In [None]:
from src.dataset import MakeDataset
from src.model import MakeEmbed
from torch.utils.data import DataLoader


dataset = MakeDataset()
embed_dataset = dataset.make_embed_dataset()

embed = MakeEmbed()
embed.word2vec_init()
embed.word2vec.build_vocab(embed_dataset)
embed.word2vec_train(embed_dataset, epoch=1000)

In [None]:
import pandas as pd
train_data = pd.read_csv("./cafe_intent_data.csv")
train_data.isnull().values.any()
len(train_data)
print(embed.word2vec.wv.vectors.shape)
print(embed.word2vec.wv.vector_size)

In [None]:
from src.dataset import MakeDataset
from src.model import MakeEmbed
from torch.utils.data import DataLoader

# 데이터셋 만들기
dataset = MakeDataset()

# 임베딩 모델 불러오기
embed = MakeEmbed()
embed.load_word2vec()

intent_train_dataset, intent_test_dataset = dataset.make_intent_dataset(embed)

batch_size = 128

train_dataloader = DataLoader(intent_train_dataset, batch_size=batch_size, shuffle=True)
test_dataloader = DataLoader(intent_test_dataset, batch_size=batch_size, shuffle=True)
for X, y in train_dataloader:
    print(X)
    print(y)
    break

In [None]:
import torch
from src.model import textCNN

# 텍스트 CNN 모델 만들기
weights = embed.word2vec.wv.vectors
weights = torch.FloatTensor(weights)
print(weights.shape)
num_class = len(dataset.intent_label)
print(weights.shape, num_class)
textcnn_model = textCNN(weights, 256, [3,4,5], 0.5, num_class)
optimizer = torch.optim.Adam(textcnn_model.parameters(), lr=0.01)

In [None]:
textcnn_model

In [None]:
print(textcnn_model.embed.weight.shape)
print(textcnn_model.embed.weight[:].data.shape)
print(textcnn_model.w2v.shape)
print(textcnn_model.vocab_size)
print(textcnn_model.emb_dim)
print(textcnn_model.embed)
for X,y in train_dataloader:
    print(X.shape)
    print(y.shape)
    break

In [None]:
!pip install tqdm
from tqdm import tqdm
from tqdm import trange
import os
import torch.nn.functional as F

epoch = 100
prev_acc = 0
save_dir = "./nlp/pretrained/"
save_prefix = "cafe_intent_clsf"

def save(model, save_dir, save_prefix, epoch):
    if not os.path.isdir(save_dir):
        os.makedirs(save_dir)
    save_prefix = os.path.join(save_dir, save_prefix)
    save_path = '{}_steps_{}.pt'.format(save_prefix, epoch)
    torch.save(model.state_dict(), save_path)

for i in range(epoch):
    steps = 0

    textcnn_model.train() # 모델 학습 하겠다. (parameters가 수정됨)

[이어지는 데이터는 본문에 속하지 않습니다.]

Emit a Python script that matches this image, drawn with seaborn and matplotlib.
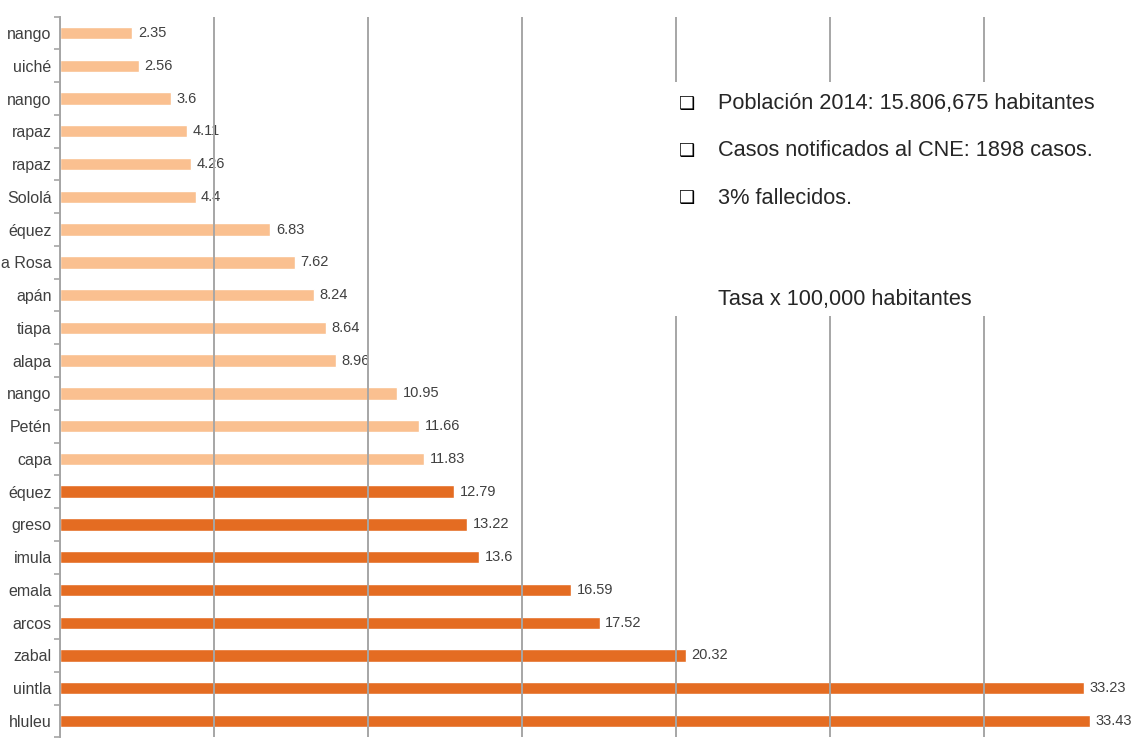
import matplotlib
matplotlib.use("Agg")
import matplotlib.pyplot as plt
import seaborn as sns
import pandas as pd
from matplotlib.patches import Rectangle
from matplotlib.ticker import FixedLocator

departamentos = ["Huehuetenango", "Quiché", "Chimaltenango", "Alta Verapaz", "Baja Verapaz",
                 "Sololá", "Sacatepéquez", "Santa Rosa", "Totonicapán", "Jutiapa", "Jalapa",
                 "Quetzaltenango", "Petén", "Zacapa", "Suchitepéquez", "El Progreso",
                 "Chiquimula", "Guatemala", "San Marcos", "Izabal", "Escuintla", "Retalhuleu"]
# visible (cropped) part of each category label in the reference
etiquetas = ["nango", "uiché", "nango", "rapaz", "rapaz", "Sololá", "équez", "a Rosa",
             "apán", "tiapa", "alapa", "nango", "Petén", "capa", "équez", "greso",
             "imula", "emala", "arcos", "zabal", "uintla", "hluleu"]
tasas = [2.35, 2.56, 3.6, 4.11, 4.26, 4.4, 6.83, 7.62, 8.24, 8.64, 8.96,
         10.95, 11.66, 11.83, 12.79, 13.22, 13.6, 16.59, 17.52, 20.32, 33.23, 33.43]
grupos = ["bajo"] * 14 + ["alto"] * 8
bullets = ["Población 2014: 15.806,675 habitantes",
           "Casos notificados al CNE: 1898 casos.",
           "3% fallecidos."]
subtitulo = "Tasa x 100,000 habitantes"

df = pd.DataFrame({"dep": departamentos, "tasa": tasas, "grupo": grupos})

sns.set_theme(style="white")
plt.rcParams["font.family"] = ["Liberation Sans", "DejaVu Sans"]

W, H = 1132, 738
fig = plt.figure(figsize=(W / 100, H / 100), dpi=100)
ax = fig.add_axes([60 / W, 0.6 / H, 1 - 60 / W, (737.4 - 16.6) / H])

sns.barplot(data=df, x="tasa", y="dep", hue="grupo", orient="h",
            palette={"bajo": "#FAC090", "alto": "#E46C22"}, dodge=False,
            width=0.38, legend=False, ax=ax, saturation=1)

ax.set_xlim(0, 34.8)
ax.set_ylim(21.5, -0.5)
ax.set_xlabel("")
ax.set_ylabel("")
ax.set_yticks(range(len(departamentos)))
ax.set_yticklabels(etiquetas)

for cont in ax.containers:
    ax.bar_label(cont, labels=[f"{v:g}" for v in cont.datavalues], padding=4,
                 fontsize=10.5, color="#404040")

ax.set_xticks([0, 5, 10, 15, 20, 25, 30])
ax.tick_params(axis="x", length=0, labelbottom=False)
ax.grid(axis="x", color="#A6A6A6", linewidth=1.4)
ax.grid(axis="y", visible=False)
ax.xaxis.set_zorder(4)

ax.yaxis.set_minor_locator(FixedLocator([i - 0.5 for i in range(len(departamentos) + 1)]))
ax.tick_params(axis="y", which="major", length=0, pad=6, labelsize=11.5, labelcolor="#404040")
ax.tick_params(axis="y", which="minor", length=4, width=1.2, color="#A6A6A6", left=True)

for s in ["top", "right", "bottom"]:
    ax.spines[s].set_visible(False)
ax.spines["left"].set_color("#A6A6A6")
ax.spines["left"].set_linewidth(1.4)
ax.spines["left"].set_zorder(5)

# white text box covering gridlines
fig.add_artist(Rectangle((660 / W, 1 - 316 / H), 1 - 660 / W, (316 - 82) / H,
                         transform=fig.transFigure, facecolor="white",
                         edgecolor="none", zorder=10))

ys = [104, 151, 198]
for y, t in zip(ys, bullets):
    fig.text(679 / W, 1 - y / H, "❑", fontsize=13, va="center", ha="left",
             color="black", zorder=11, family=["DejaVu Sans"])
    fig.text(718 / W, 1 - y / H, t, fontsize=15.7, va="center", ha="left",
             color="#262626", zorder=11)
fig.text(718 / W, 1 - 300 / H, subtitulo, fontsize=15.7, va="center", ha="left",
         color="#262626", zorder=11)

fig.savefig("out.png", dpi=100)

    with tqdm(train_dataloader, unit="batch") as tepoch: # 진행상황 표시
        for data in tepoch:
            tepoch.set_description(f"Epoch {i}")
            x = data[0]
            target = data[1]
            logit = textcnn_model.forward(x)

            optimizer.zero_grad()
            loss = F.cross_entropy(logit, target) 
            loss.backward()
            optimizer.step()

            corrects = (torch.max(logit, 1)[1].view(target.size()).data == target.data).sum()
            accuracy = 100.0 * corrects/x.size()[0]
            tepoch.set_postfix(loss=loss.item(), accuracy= accuracy.numpy())

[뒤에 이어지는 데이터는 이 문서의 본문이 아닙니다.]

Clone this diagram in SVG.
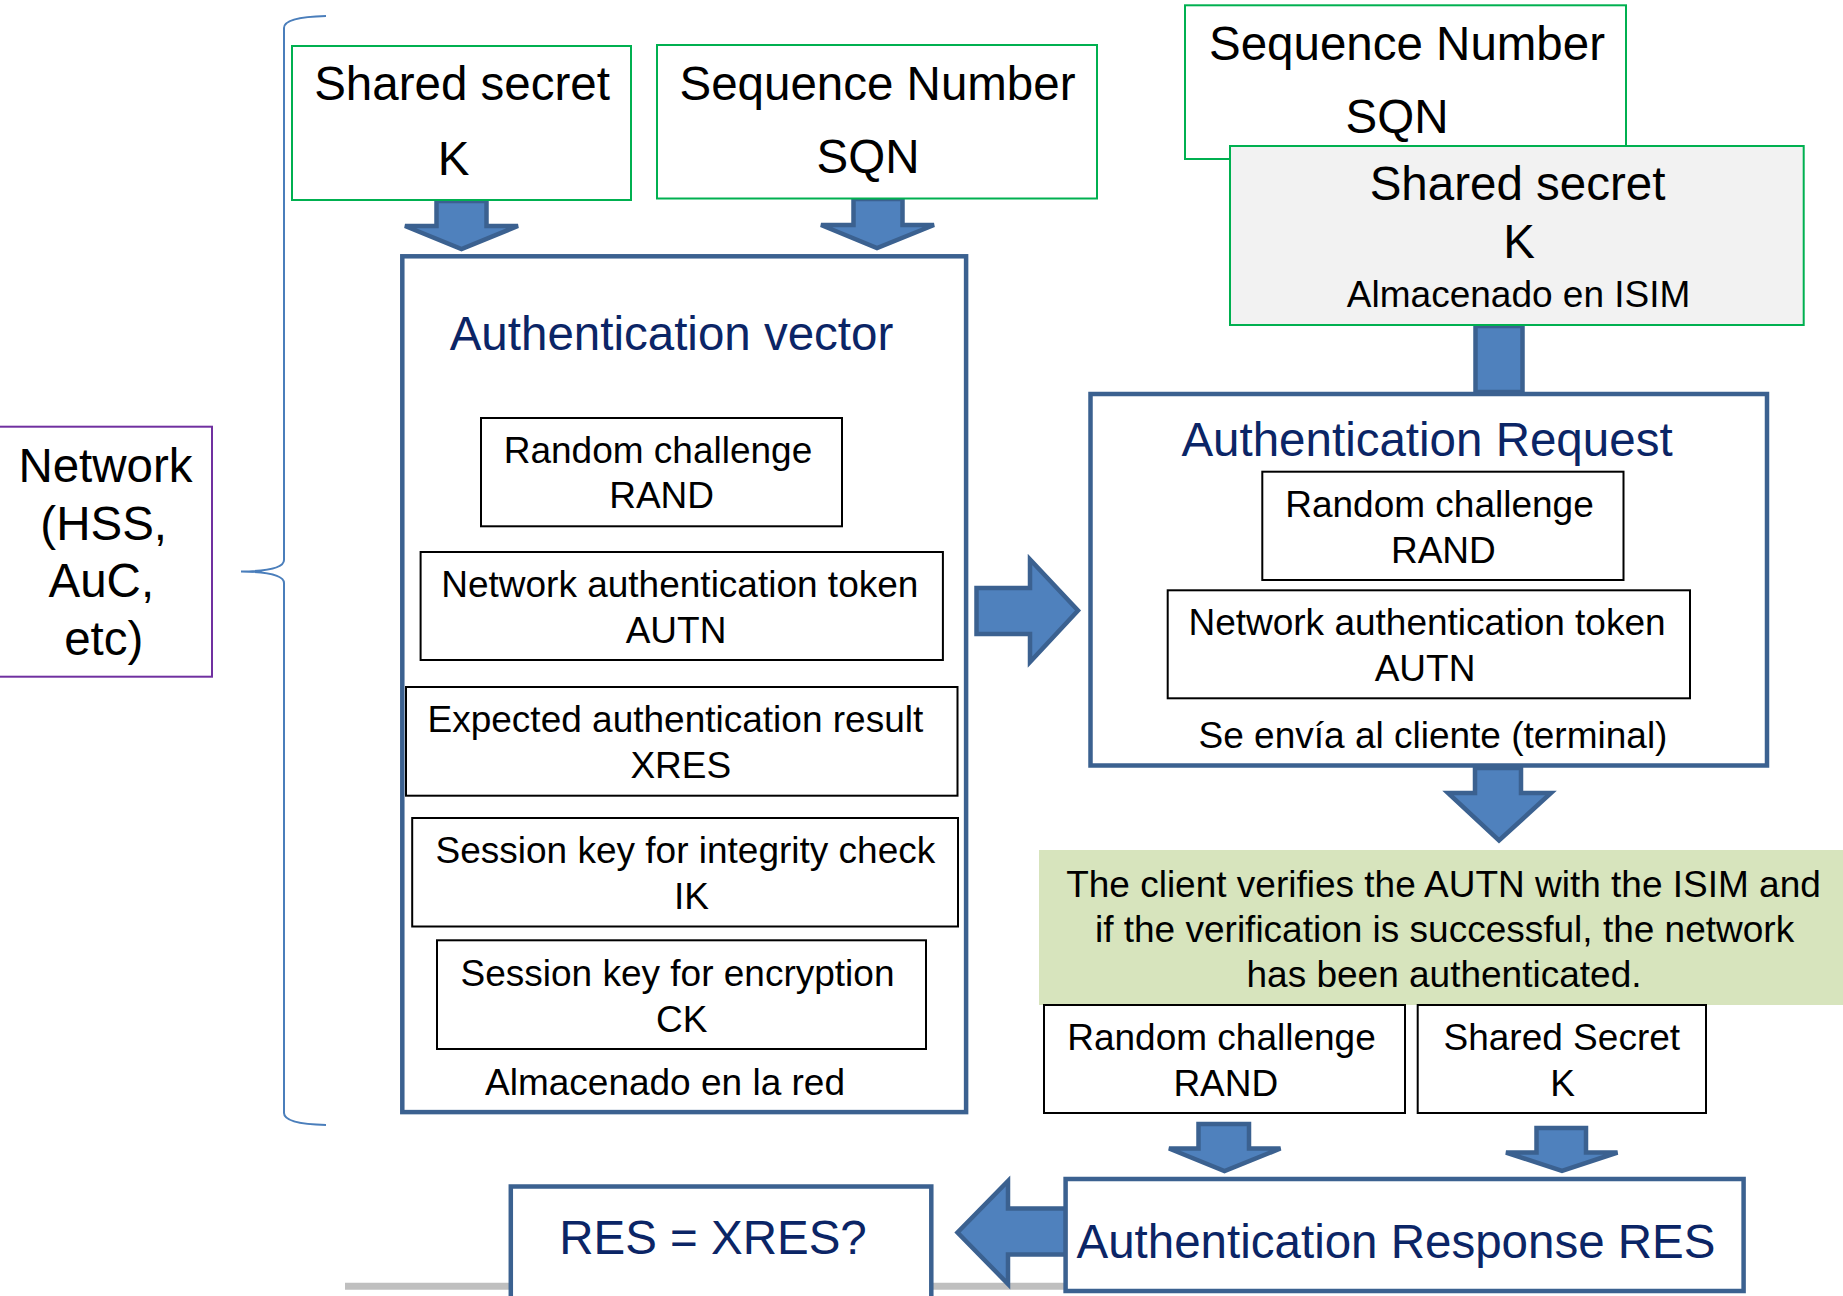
<svg xmlns="http://www.w3.org/2000/svg" width="1843" height="1296" viewBox="0 0 1843 1296">
  <style>
    text { font-family: "Liberation Sans", Arial, sans-serif; fill: #000; text-anchor: middle; }
    .big { font-size: 47.5px; }
    .sm { font-size: 37px; }
    .navy { fill: #0b2566; }
    .gbox { fill: #fff; stroke: #00b050; stroke-width: 2; }
    .kbox { fill: #fff; stroke: #000; stroke-width: 2; }
    .bbox { fill: #fff; stroke: #3b6190; stroke-width: 4.5; }
    .arrow { fill: #4f81bd; stroke: #3b6190; stroke-width: 4.5; stroke-linejoin: miter; }
  </style>

  <!-- baseline rule at the bottom -->
  <line x1="345" y1="1286.3" x2="1066" y2="1286.3" stroke="#bfbfbf" stroke-width="7"/>

  <!-- connectors: brace and block arrows -->
  <g id="connectors">
    <path d="M326,16 Q284,17 284,28 L284,560 Q284,571 241,571.5 Q284,572 284,583 L284,1113 Q284,1124 326,1125" fill="none" stroke="#4a7ebb" stroke-width="2"/>
    <path class="arrow" d="M436.5,201 L486.5,201 L486.5,226 L518,226 L461.5,249 L405,226 L436.5,226 Z"/>
    <path class="arrow" d="M853.5,199 L902.5,199 L902.5,225 L934,225 L877,248 L821,225 L853.5,225 Z"/>
    <rect class="arrow" x="1475.5" y="326" width="47" height="66"/>
    <path class="arrow" d="M976.5,588 L1030,588 L1030,559.5 L1078,610.5 L1030,662 L1030,634 L976.5,634 Z"/>
    <path class="arrow" d="M1475,768 L1521,768 L1521,793 L1551,793 L1499,840.5 L1448,793 L1475,793 Z"/>
    <path class="arrow" d="M1198.5,1124 L1249,1124 L1249,1148.5 L1280.5,1148.5 L1224.5,1171 L1169,1148.5 L1198.5,1148.5 Z"/>
    <path class="arrow" d="M1536.5,1128 L1586,1128 L1586,1152.5 L1617.5,1152.5 L1562,1171 L1506,1152.5 L1536.5,1152.5 Z"/>
    <path class="arrow" d="M1066,1208.5 L1008,1208.5 L1008,1181 L957.5,1232.5 L1008,1284 L1008,1254.5 L1066,1254.5 Z"/>
  </g>

  <g id="network">
    <rect x="-5" y="426.7" width="217" height="250" fill="#fff" stroke="#7030a0" stroke-width="2"/>
    <text class="big" x="105.5" y="482">Network</text>
    <text class="big" x="103.7" y="540">(HSS,</text>
    <text class="big" x="101.3" y="597">AuC,</text>
    <text class="big" x="103.8" y="655">etc)</text>
  </g>

  <g id="shared-secret-net">
    <rect class="gbox" x="292" y="46" width="339" height="154"/>
    <text class="big" x="462" y="100">Shared secret</text>
    <text class="big" x="453.5" y="175">K</text>
  </g>

  <g id="sqn-net">
    <rect class="gbox" x="657" y="45" width="440" height="153.5"/>
    <text class="big" x="877.5" y="100">Sequence Number</text>
    <text class="big" x="868" y="173.3">SQN</text>
  </g>

  <g id="sqn-isim">
    <rect class="gbox" x="1185" y="5.3" width="441" height="153.7"/>
    <text class="big" x="1407" y="60">Sequence Number</text>
    <text class="big" x="1397" y="133.3">SQN</text>
  </g>

  <g id="shared-secret-isim">
    <rect x="1230" y="146" width="573.7" height="179" fill="#f2f2f2" stroke="#00b050" stroke-width="2"/>
    <text class="big" x="1517.5" y="200">Shared secret</text>
    <text class="big" x="1519" y="258.3">K</text>
    <text class="sm" x="1518.6" y="306.7">Almacenado en ISIM</text>
  </g>

  <g id="auth-vector">
    <rect class="bbox" x="402.3" y="256.3" width="563.8" height="855.8"/>
    <text class="big navy" x="671.5" y="350">Authentication vector</text>
    <rect class="kbox" x="481" y="418" width="361" height="108.3"/>
    <text class="sm" x="658" y="463.3">Random challenge</text>
    <text class="sm" x="661.6" y="508.3">RAND</text>
    <rect class="kbox" x="420.6" y="552" width="522.3" height="108"/>
    <text class="sm" x="679.8" y="596.7">Network authentication token</text>
    <text class="sm" x="676" y="642.7">AUTN</text>
    <rect class="kbox" x="406" y="687" width="551.5" height="108.7"/>
    <text class="sm" x="675.4" y="731.7">Expected authentication result</text>
    <text class="sm" x="680.8" y="778.3">XRES</text>
    <rect class="kbox" x="412.2" y="818" width="545.8" height="108.5"/>
    <text class="sm" x="685.4" y="862.7">Session key for integrity check</text>
    <text class="sm" x="691.4" y="909.3">IK</text>
    <rect class="kbox" x="437" y="940.3" width="489" height="108.7"/>
    <text class="sm" x="677.5" y="985.7">Session key for encryption</text>
    <text class="sm" x="681.8" y="1032.3">CK</text>
    <text class="sm" x="665" y="1095">Almacenado en la red</text>
  </g>

  <g id="auth-request">
    <rect class="bbox" x="1090.5" y="394" width="676.5" height="371.5"/>
    <text class="big navy" x="1427" y="456">Authentication Request</text>
    <rect class="kbox" x="1262.3" y="471.7" width="361.2" height="108.3"/>
    <text class="sm" x="1439.5" y="516.7">Random challenge</text>
    <text class="sm" x="1443.4" y="562.7">RAND</text>
    <rect class="kbox" x="1167.7" y="590.3" width="522.3" height="108"/>
    <text class="sm" x="1427" y="635">Network authentication token</text>
    <text class="sm" x="1425" y="681">AUTN</text>
    <text class="sm" x="1433" y="748.3">Se envía al cliente (terminal)</text>
  </g>

  <g id="verification-note">
    <rect x="1039" y="850" width="810" height="155" fill="#d7e4bd"/>
    <text class="sm" x="1443.5" y="896.7">The client verifies the AUTN with the ISIM and</text>
    <text class="sm" x="1444.6" y="941.7">if the verification is successful, the network</text>
    <text class="sm" x="1444" y="986.7">has been authenticated.</text>
  </g>

  <g id="rand-client">
    <rect class="kbox" x="1044" y="1005" width="361" height="108"/>
    <text class="sm" x="1221.5" y="1050">Random challenge</text>
    <text class="sm" x="1225.8" y="1096">RAND</text>
  </g>

  <g id="secret-client">
    <rect class="kbox" x="1417.7" y="1005" width="288.3" height="108"/>
    <text class="sm" x="1561.8" y="1050">Shared Secret</text>
    <text class="sm" x="1562.6" y="1096">K</text>
  </g>

  <g id="auth-response">
    <rect class="bbox" x="1065.6" y="1179" width="678" height="112"/>
    <text class="big navy" x="1396" y="1258.3">Authentication Response RES</text>
  </g>

  <g id="res-check">
    <rect class="bbox" x="510.8" y="1186.5" width="420.5" height="130"/>
    <text class="big navy" x="713" y="1254">RES = XRES?</text>
  </g>
</svg>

    textcnn_model.eval() # 모델 검증하겠다 (parameters 수정안됨)
    steps = 0
    accuarcy_list = []
    with tqdm(test_dataloader, unit="batch") as tepoch:
        for data in tepoch:
            tepoch.set_description(f"Epoch {i}")
            x = data[0]
            target = data[1]

            logit = textcnn_model.forward(x)
            loss = F.cross_entropy(logit, target)
            corrects = (torch.max(logit, 1)[1].view(target.size()).data == target.data).sum()
            accuracy = 100.0 * corrects/x.size()[0]
            accuarcy_list.append(accuracy.tolist())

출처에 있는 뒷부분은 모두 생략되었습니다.